Glossary of Key Terms
Approximate truth: A theory is approximately true if what it says about the world is close to the truth, even if not exactly right. The concept is central to convergent realism but technically difficult to formalize.
Constructive empiricism: Van Fraassen’s position that science aims at empirical adequacy (saving the observable phenomena) rather than truth about unobservable reality.
Empirical adequacy: A theory is empirically adequate if what it says about the observable things and events in the world is true.
Entity realism: The view that we can justifiably believe in the existence of theoretical entities we can experimentally manipulate, even if our theories about them are wrong.
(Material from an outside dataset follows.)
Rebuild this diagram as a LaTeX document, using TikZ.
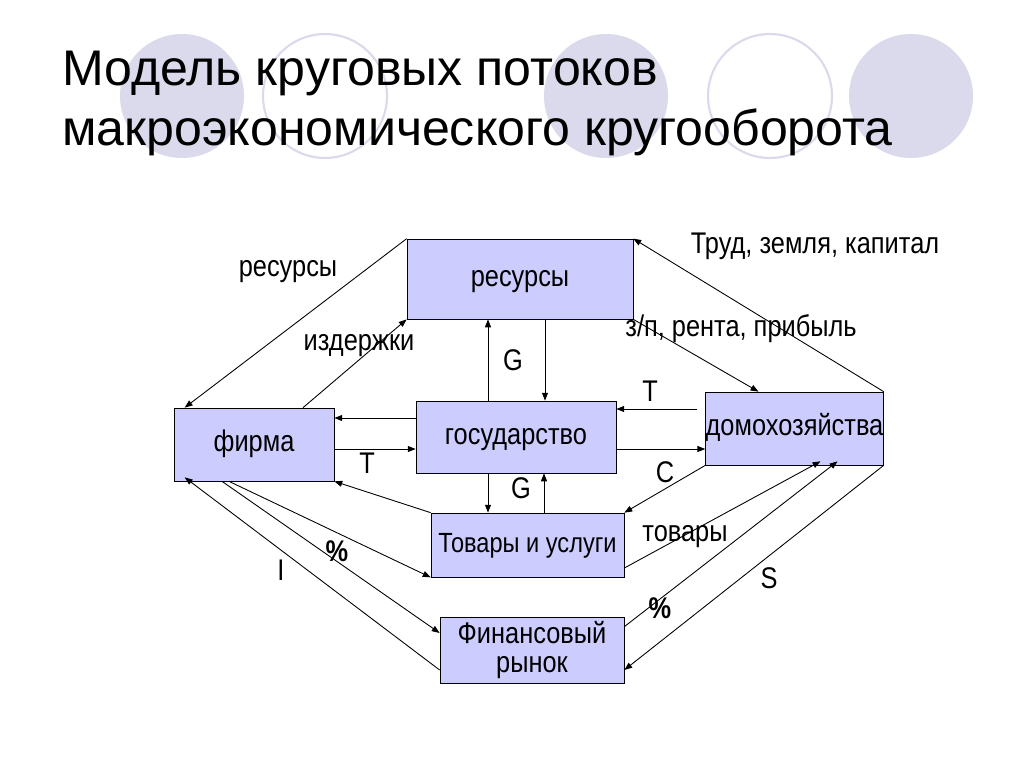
\documentclass[tikz,border=0pt]{standalone}
\usepackage{fontspec}
\setmainfont{Liberation Sans}
\newfontfamily\narrowfont[FakeStretch=0.85]{Liberation Sans}
\usepackage{xcolor}
\usepackage{tikz}
\usetikzlibrary{arrows.meta,positioning,calc}
\definecolor{boxblue}{RGB}{204,204,255}
\definecolor{decoblue}{RGB}{218,218,236}

\begin{document}
\begin{tikzpicture}[
  x=0.02cm, y=-0.02cm,
  boxbase/.style={draw, rectangle, fill=boxblue, inner sep=0pt, font=\narrowfont\fontsize{17}{17}\selectfont},
  block/.style={boxbase, align=center},
  oneline/.style={boxbase, text height=8.5pt, text depth=0pt},
  lbl/.style={inner sep=0pt, font=\narrowfont\fontsize{17}{17}\selectfont},
  pct/.style={inner sep=0pt, font=\narrowfont\fontsize{17}{17}\selectfont\bfseries},
  flow/.style={-{Triangle[length=4.5pt,width=3.4pt]}, line width=0.5pt},
  deco/.style={fill=decoblue},
  ring/.style={draw=decoblue, line width=1.2pt}
]
\useasboundingbox[fill=white] (0,0) rectangle (1024,768);
\fill[deco] (182,96) circle (1.24cm);
\draw[ring] (325,96) circle (1.24cm);
\fill[deco] (606,96) circle (1.24cm);
\draw[ring] (770,96) circle (1.24cm);
\fill[deco] (911,96) circle (1.24cm);
\node[anchor=base west, inner sep=0pt, font=\fontsize{28.5}{28.5}\selectfont] (title1) at (62,85) {Модель круговых потоков};
\node[anchor=base west, inner sep=0pt, font=\fontsize{28.5}{28.5}\selectfont] (title2) at (62,145) {макроэкономического кругооборота};

\node[oneline, minimum width=4.52cm, minimum height=1.6cm] (res) at (520,279) {ресурсы};
\node[oneline, minimum width=3.2cm, minimum height=1.46cm] (firm) at (254,444.5) {фирма};
\node[oneline, minimum width=4cm, minimum height=1.44cm] (gov) at (516,437) {государство};
\node[oneline, minimum width=3.54cm, minimum height=1.46cm] (house) at (794.5,428.5) {домохозяйства};
\node[oneline, minimum width=3.86cm, minimum height=1.28cm, font=\narrowfont\fontsize{15.8}{17}\selectfont] (goods) at (527.5,545) {Товары и услуги};
\node[block, minimum width=3.68cm, minimum height=1.32cm] (fin) at (532,650) {Финансовый\\рынок};

\draw[flow] (res.north west) -- ($(firm.north west)+(11,0)$);
\draw[flow] ($(firm.north)+(49,0)$) -- (res.south west);
\draw[flow] (gov.north) ++(-28,0) coordinate (g1) -- (g1 |- res.south);
\draw[flow] (res.south) ++(25,0) coordinate (g2) -- (g2 |- gov.north);
\draw[flow] (gov.west) ++(0,-19) coordinate (t1) -- (t1 -| firm.east);
\draw[flow] (firm.east) ++(0,4.5) coordinate (t2) -- (t2 -| gov.west);
\draw[flow] (house.west) ++(-8,-19.5) coordinate (t3) -- (t3 -| gov.east);
\draw[flow] (gov.east) ++(0,12) coordinate (c1) -- (c1 -| house.west);
\draw[flow] (house.north east) -- (res.north east);
\draw[flow] (res.south east) -- ($(house.north)+(-36,0)$);
\draw[flow] (house.south west) -- (goods.north east);
\draw[flow] (goods.north west) -- (firm.south east);
\draw[flow] (gov.south) ++(-28,0) coordinate (g3) -- (g3 |- goods.north);
\draw[flow] (goods.north) ++(16.5,0) coordinate (g4) -- (g4 |- gov.south);
\draw[flow] ($(firm.south)+(-25,0)$) -- (goods.south west);
\draw[flow] ($(firm.south)+(-32,0)$) -- ($(fin.west)+(0,-17)$);
\draw[flow] ($(fin.west)+(0,20)$) -- ($(firm.south west)+(11,-4)$);
\draw[flow] ($(goods.east)+(0,23)$) -- ($(house.south)+(26,-4)$);
\draw[flow] ($(fin.north east)+(0,10)$) -- ($(house.south)+(43,-4)$);
\draw[flow] (house.south east) -- ($(fin.east)+(0,20)$);

\node[lbl] (lres) at (288,272) {ресурсы};
\node[lbl] (lcost) at (359,346) {издержки};
\node[lbl] (lg1) at (513,360) {G};
\node[lbl] (lt1) at (367,463) {T};
\node[lbl] (lt2) at (650,391) {T};
\node[lbl] (lc) at (665,472) {C};
\node[lbl] (lg2) at (521,488) {G};
\node[pct] (lp1) at (337,551) {\%};
\node[lbl] (li) at (281,570) {I};
\node[lbl] (lgoods) at (685,537) {товары};
\node[pct] (lp2) at (660,608) {\%};
\node[lbl] (ls) at (769,578) {S};
\node[lbl] (lfactors) at (815,246) {Труд, земля, капитал};
\node[lbl] (lincome) at (741,329) {з/п, рента, прибыль};
\end{tikzpicture}
\end{document}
Inference to the best explanation (IBE): A form of ampliative reasoning that infers the truth of a hypothesis from its being the best explanation of the evidence.
No-miracles argument: The argument that the success of science would be a miracle unless our theories were approximately true.
Observable/Unobservable distinction: The division between entities detectable by unaided human senses and those requiring instruments or theory to detect.
Pessimistic meta-induction: The argument from the history of successful but false theories to the probable falsity of our current theories.
Structural realism: The view that science captures the structural relations among things (mathematical equations) even if it gets the natures of things wrong.
Underdetermination: The thesis that any body of evidence is compatible with multiple, mutually incompatible theories.